Il fascino discreto del pianoforte
di Roberta Pedrotti
Maria João Pires, in recital per Bologna Festival fra Beethoven e Chopin, esprime la sua classe affabile e raffinata, che s'illumina soprattutto nei Notturni del Polacco.
BOLOGNA 19 giugno 2019 - L'alleanza siglata quest'anno fra pianofortissimo e Bologna Festival inizia con un accostamento forse imprevisto, certo significativo: il 18 giugno l'inaugurazione del primo porta alla ribalta una pianista undicenne [leggi la recensione], il giorno seguente, il secondo si prolunga nell'estate oltre l'usato per il recital di una pianista che fra un mesetto di anni ne compirà settantacinque. E per poco, giusto un ritardo aereo a scombinare le occasioni, non si sono incontrate, Alexandra Dovgan e Maria João Pires, lasciando agli ascoltatori di entrambe le serate l'emozione della simbolica stretta di mano fra generazioni.
Con bella voce sottile e cordiale, la musicista portoghese annuncia, sembra quasi chieda il permesso, che premetterà una Bagatella alla Sonata beethoveniana (la 32 op. 111) prevista nella prima parte. Un fuori programma prima del programma, un pre-bis che scioglie le dita e fa da aperitivo alla portata principale.
Sia subito detto, non è la carta della precisione assoluta l'asso nella manica di Maria João Pires oggi, né questo ci si aspetta da lei.
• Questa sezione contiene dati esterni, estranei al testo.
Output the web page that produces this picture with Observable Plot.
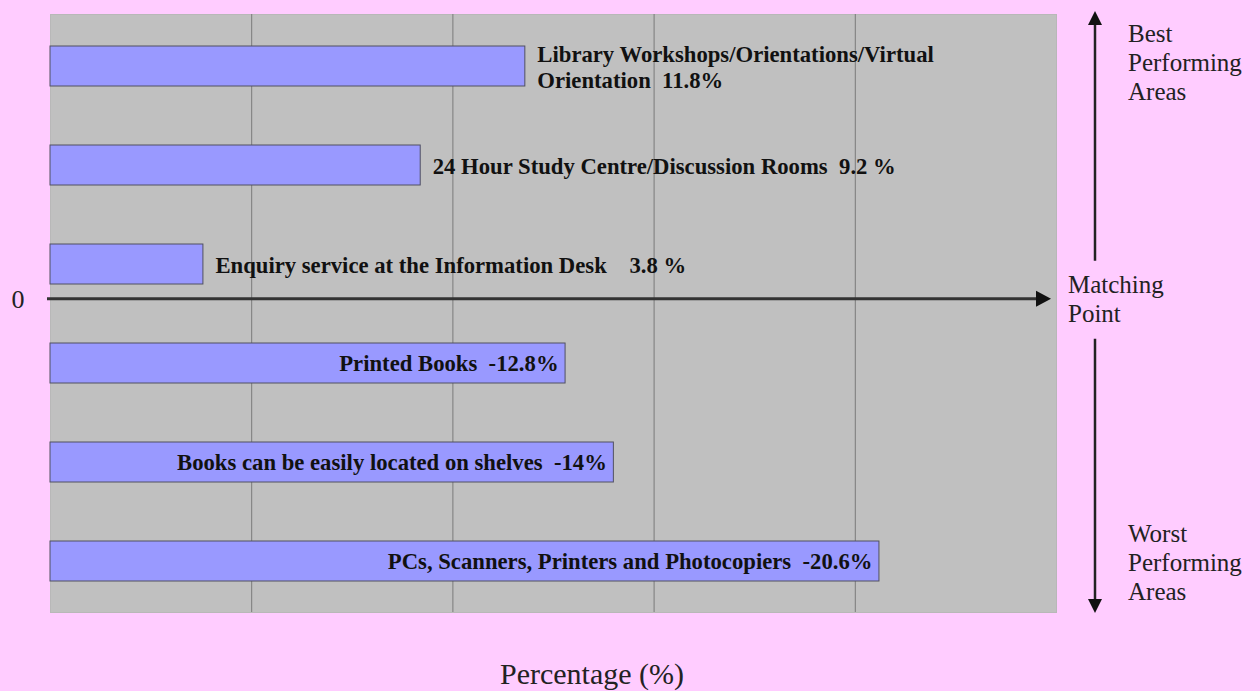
<!DOCTYPE html>
<html>
<head>
<meta charset="utf-8">
<script src="https://cdn.jsdelivr.net/npm/d3@7"></script>
<script src="https://cdn.jsdelivr.net/npm/@observablehq/plot@0.6"></script>
<style>
  html, body { margin: 0; padding: 0; background: #ffccff; }
  svg text { white-space: pre; }
</style>
</head>
<body>
<div id="chart"></div>
<script>
const categories = [
  "Library Workshops/Orientations/Virtual Orientation",
  "24 Hour Study Centre/Discussion Rooms",
  "Enquiry service at the Information Desk",
  "Printed Books",
  "Books can be easily located on shelves",
  "PCs, Scanners, Printers and Photocopiers"
];
const values = [11.8, 9.2, 3.8, -12.8, -14, -20.6];
const labels = [
  "Library Workshops/Orientations/Virtual\nOrientation  11.8%",
  "24 Hour Study Centre/Discussion Rooms  9.2 %",
  "Enquiry service at the Information Desk    3.8 %",
  "Printed Books  -12.8%",
  "Books can be easily located on shelves  -14%",
  "PCs, Scanners, Printers and Photocopiers  -20.6%"
];
const gridTicks = [5, 10, 15, 20];
const xDomain = [0, 25];
const zeroLabel = "0";
const xTitle = "Percentage (%)";
const bestText = ["Best", "Performing", "Areas"];
const matchText = ["Matching", "Point"];
const worstText = ["Worst", "Performing", "Areas"];

(function () {
const data = categories.map((c, i) => ({name: c, value: values[i], mag: Math.abs(values[i]), label: labels[i]}));

const serif = "'Liberation Serif', 'Times New Roman', serif";

const plot = Plot.plot({
  width: 1260,
  height: 691,
  marginTop: 14,
  marginLeft: 50,
  marginRight: 204,
  marginBottom: 79,
  style: {background: "#ffccff", fontFamily: serif},
  x: {domain: xDomain, axis: null},
  y: {domain: categories, axis: null, paddingInner: 0.6, paddingOuter: 0.3},
  marks: [
    Plot.frame({fill: "#c0c0c0", stroke: "#b8b8b8"}),
    Plot.ruleX(gridTicks, {stroke: "#7a7a7a", strokeWidth: 1}),
    Plot.barX(data, {x: "mag", y: "name", fill: "#9999ff", stroke: "#505060", strokeWidth: 1}),
    Plot.text(data.filter(d => d.value > 0), {
      x: "mag", y: "name", text: "label", textAnchor: "start", dx: 12,
      fontSize: 22.7, fontWeight: "bold", fill: "#111", lineHeight: 1.15
    }),
    Plot.text(data.filter(d => d.value < 0), {
      x: "mag", y: "name", text: "label", textAnchor: "end", dx: -7,
      fontSize: 22.7, fontWeight: "bold", fill: "#111"
    })
  ]
});

document.getElementById("chart").appendChild(plot);

const xs = plot.scale("x"), ys = plot.scale("y");
const svg = d3.select(plot);
svg.selectAll("text").attr("xml:space", "preserve");
const pLeft = xs.range[0], pRight = xs.range[1];
const pTop = ys.range[0], pBottom = ys.range[1];
const step = ys.step, bw = ys.bandwidth;
const yZero = ys.apply(categories[2]) + bw + 0.25 * (step - bw);

const g = svg.append("g").attr("text-anchor", "start");
g.append("line").attr("x1", pLeft - 3).attr("x2", pRight - 15).attr("y1", yZero).attr("y2", yZero)
  .attr("stroke", "#333").attr("stroke-width", 3);
g.append("path").attr("d", `M${pRight - 5},${yZero} L${pRight - 20},${yZero - 8} L${pRight - 20},${yZero + 8} Z`).attr("fill", "#111");
g.append("text").attr("x", pLeft - 32).attr("y", yZero + 9).attr("text-anchor", "middle")
  .attr("font-family", serif).attr("font-size", 26).attr("fill", "#222").text(zeroLabel);

const ax = pRight + 39;
g.append("line").attr("x1", ax).attr("x2", ax).attr("y1", pTop + 10).attr("y2", yZero - 38)
  .attr("stroke", "#222").attr("stroke-width", 2.5);
g.append("path").attr("d", `M${ax},${pTop - 3} L${ax - 7},${pTop + 11} L${ax + 7},${pTop + 11} Z`).attr("fill", "#111");
g.append("line").attr("x1", ax).attr("x2", ax).attr("y1", yZero + 40).attr("y2", pBottom - 12)
  .attr("stroke", "#222").attr("stroke-width", 2.5);
g.append("path").attr("d", `M${ax},${pBottom + 1} L${ax - 7},${pBottom - 13} L${ax + 7},${pBottom - 13} Z`).attr("fill", "#111");

function block(lines, x, y0, lh) {
  const t = g.append("text").attr("font-family", serif).attr("font-size", 25)
    .attr("fill", "#222").attr("text-anchor", "start");
  lines.forEach((s, i) => t.append("tspan").attr("x", x).attr("y", y0 + i * lh).text(s));
}
block(bestText, pRight + 72, pTop + 28, 29);
block(matchText, pRight + 12, yZero - 6, 29);
block(worstText, pRight + 72, pBottom - 70, 29);

g.append("text").attr("x", (pLeft + pRight) / 2 + 39).attr("y", pBottom + 72).attr("text-anchor", "middle")
  .attr("font-family", serif).attr("font-size", 30).attr("fill", "#222").text(xTitle);
})();
</script>
</body>
</html>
Ci si concentra, piuttosto, sulla misura del suo fraseggio affabile, sul porgere garbato, quasi discreto, che non si lascia tentare dai contrasti enigmatici della Sonata, né dallo scatto esuberante delle battute “swing” del secondo movimento. Non si tratta, tuttavia, di una lettura rinunciataria, di una visione smussata, giacché è evidente la scelta poetica sottesa a questo raccoglimento. Evita ogni enfasi, dimostra di evitarla con cognizione di causa, consapevole e matura visione d'insieme, mostra la Sonata sotto un'altra luce senza travisarla, anzi, con alcune intuizioni dinamiche davvero sottili, in un intelligente lavoro per sottrazione.
La classe di Maria João Pires si afferma poi nei Notturni di Chopin che aprono la seconda parte, op. 9, op. 27 e op. 72. Il suo uso del rubato potrebbe sembrare perfino spregiudicato, se non ci fosse sempre quell'eleganza di fondo, quella cordialità discreta a mantenere le fila di un discorso perfettamente calibrato e suadente, all'occorrenza assertivo, talora ambiguo e sfuggente, sempre equilibrato. Ci accoglie sorridente in un clima salottiero dove non troviamo rassicuranti pasticcini e arredi Biedermeier, bensì l'affabilità di una profonda civiltà poetica e musicale. Il tocco sfuma morbidissimo su contorni ben definiti in una tavolozza essenziale nelle tinte quanto ricca nelle gradazioni. Dall'ispirazione notturna, scivola poi con facilità nei due Valzer op. 69 che chiudono il programma ufficiale. Ancora Chopin, valzer op. 64 n.2, per il bis conclusivo e la dolce signora del pianoforte si congeda gli fra applausi calorosi che premiano una classe discreta e i lampi delle sue raffinate intuizioni.